Hans M. Enzensberger
Josefine und ich
Eine Erzählung
Suhrkamp, Frankfurt 2006
Von Plattitüde zu Plattitüde mit „Tante Hans Magnus“ und seiner neuen Erzählung „Josefine und ich“
Die Kritik ist sich einig wie selten: Hans Magnus Enzensbergers neuste Erzählung taugt nichts. Weder Autor noch Verlag konnten mit der Veröffentlichung punkten und demonstrieren nur eins: Suhrkamp hat schon glanzvollere Zeiten erlebt. Vor allem, wie schlecht muss die Prosa wirklich sein, wenn Kritiker es wagen, einen der Heroen der deutschsprachigen Literatur zu verreißen, ja zu verspotten („Tante Hans Magnus“). Vor kurzem erst erklärte Marcel Reich-Ranicki im
Stern, wie gefährlich es für einen Rezensenten heute sei, zumal für einen jüngeren, namhafte Autoren zu kritisieren. Und was tun die Verlagshäuser nicht, um die Rezensenten auf ihre Publikationen positiv einzustimmen – bis hin zu Kritikerpreisen, an deren Vergabe sie selbst beteiligt sind.
Am härtesten urteilt die ZEIT. Ihr Rezensent Jens Jessen schreibt: „Es kostet mich wachsende Kraft, überhaupt nur die Seiten umzublättern. Ich arbeite mich von Platitüde zu Platitüde. Jede einzelne wird kostbar ausgestellt wie eine Ikone.“
Jens Jessen | Die Zeit
Volker Weidermann titelt in der FAZ:
Tante Hans Magnus beim Tee. Er überführt den Autor auch inhaltlicher Fehler. So beschreibe Enzensberger ein Champions-League-Spiel aus einem Jahr, als es noch gar keine Champions-League gab. „Enzensberger ist einfach kein Prosa-Autor“, so Weidermann weiter. „Das wird sich auch jetzt, im Alter von 76 Jahren, nicht mehr ändern.“
Volker Weidermann | FAZ
Ursula März erkennt eine „gewisse Abgestandenheit“ und hält in der Frankfurter Rundschau fest: „Aus Kafkas feinem, nie endgültigem Spiel der ästhetischen Kräfte wird bei Enzensberger eine glatt überschaubare Partie Ping-Pong.“
Ursula März | Frankfurter Rundschau
In der NZZ stellt Roman Bucheli die Beziehung zu Kafka ausführlicher dar, um am Ende ein vernichtendes Urteil zu sprechen: „Josefine und ich ist davon nur ein fahler Abklatsch.“ Zur Hauptfigur und ihren Plaudereien heißt es: „Und unablässig legt ihr Enzensberger Aphorismen in den Mund, als sei sie ein wandelnder Zitatenschatz des mehr oder weniger gesunden Menschenverstands.
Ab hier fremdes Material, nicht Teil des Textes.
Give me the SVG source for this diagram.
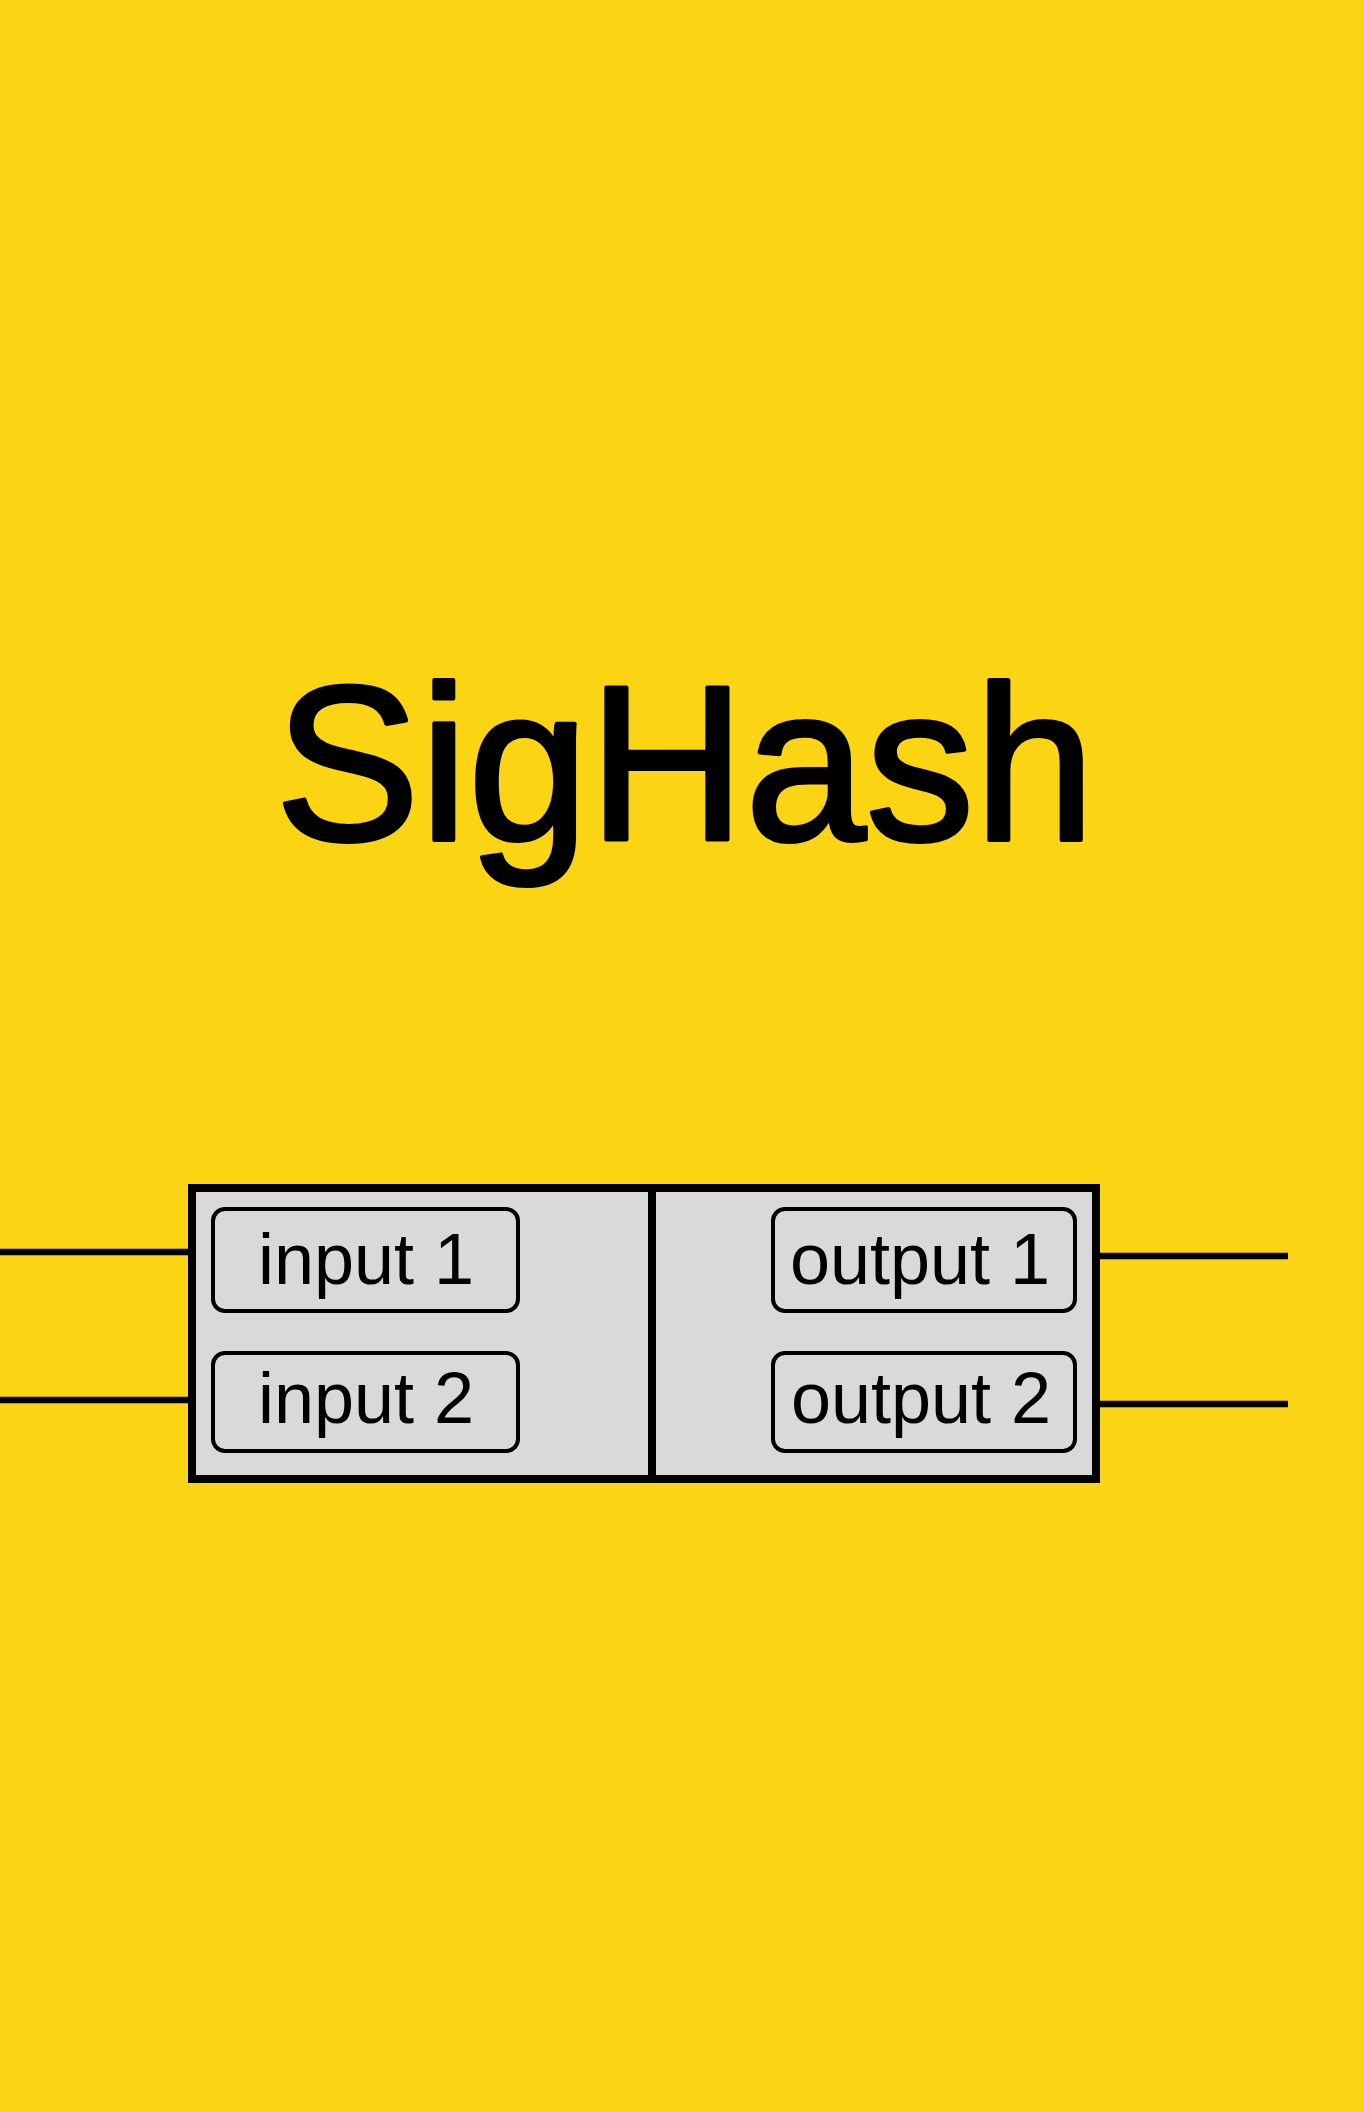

Eine Pappfigur also hält uns der Autor vor Augen und klebt ihr ziemlich achtlos Sprechblasen vor das Gesicht.“
Roman Bucheli | Neue Zürcher Zeitung
Pingpong, Abklatsch, Platitüden, Sprechblasen – einen Trost für das ehemals interessanteste Verlagshaus deutscher Gegenwartsliteratur gibt es immerhin: Das Buch wurde nach eigenen Angaben bereits 20.000 mal verkauft.